My pre-season analysis called for the Lions to lose this one, for precisely the reasons that they almost did: it was their first road game of the season, their first Big Ten game of the season, and they would be overconfident coming off three cupcake wins. So, with this win, why am I going the other direction?
Because I see a team that cannot play at the top level of the Big Ten, as I keep saying. Northwestern and Illinois aside, I do not know that this team has the moxy to beat any of its Big Ten opponents this year. That makes my 7-4 prediction, even waffled down to 6-5, look extremely optimistic.
Yesterday, on ESPN’s College Football Today, Lee Corso issued the same prediction for Penn State as this Turkey: 7-4 at best, maybe 6-5, and “a bowl somewhere close to the Mexican border.” Kirk Herbstreit felt that Penn State could go 8-3, winning at Northwestern and at home against Minnesota, setting up a big, prime-time match-up with Ohio State in October. Let us focus now on that Minnesota game.
This past week, the Golden Gophers (4-0) defeated the Purdue Boilermakers (2-1) 42-35 in an epic, double-overtime struggle. Minnesota rang up 572 yards, 301 of which were on the ground, 217 of these by Heisman contending Junior running back Laurence Maroney. In passing, Junior quarterback Bryan Cupito was 22-35 for 271 yards, three touchdowns, and three interceptions. Turnovers aside, that’s a lot of offense. Purdue was ranked #11 coming into this game, and had the nation’s #1-ranked rushing defense, having given up an average of 16 yards a game against Akron and Arizona. So, think about our vaunted defense’s performance against Northwestern and how we struggled to come from behind to beat them, and then imagine Laurence Maroney ramming the ball down their throats for four quarters. What does that tell you?
It tells me that to win, the offense needs to mount sustained drives and hang onto the damn ball! If we leave the defense, already beaten up in the Northwestern game, on the field for twice as long as the offense, we’re doomed. Unless the offensive line suddenly improves and enables development of a running game, we have to make short passes to move the ball upfield and we have to make long passes to score. Michael Robinson’s inaccuracy gets in the way of the former, while the offensive line’s inability to protect Robinson impedes the latter. This has been easy to see with USF, Cincinnati, Central Michigan, and Northwestern; how are we going to look against the top defenses in the Big Ten? They’re much quicker and stronger. Deep, deep doodoo.
One game at a time. If our boys were looking forward to Minnesota while they dawdled against Northwestern, it serves them right that they almost lost the game. If they look past Minnesota to Ohio State, they will lose to Minnesota. The coaches have to emphasize the importance of every game and instill the one game at a time sentiment in every player. Paterno speaks of this often, but do he and the assistants communicate it effectively?

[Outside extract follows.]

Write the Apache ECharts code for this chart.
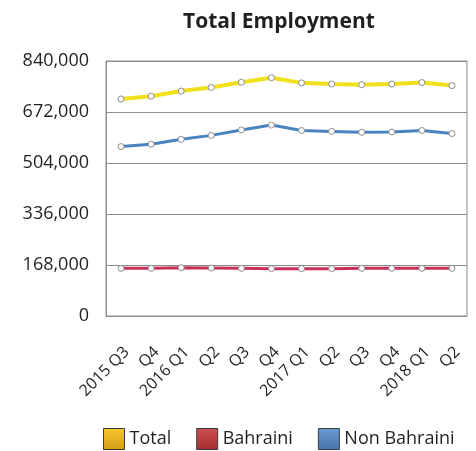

Did you notice that JoePa looked bedraggled on the sideline during the Northwestern game? Frequently, he was bent over with hands on knees. Friend R.D. said, “That’s the position you’re supposed to get into when you get kicked in the nuts.” Perhaps so. Although Joe claimed that it was a bad case of the flu, watching your team commit four turnovers and a bunch of bad throws is just like getting kicked in the nuts.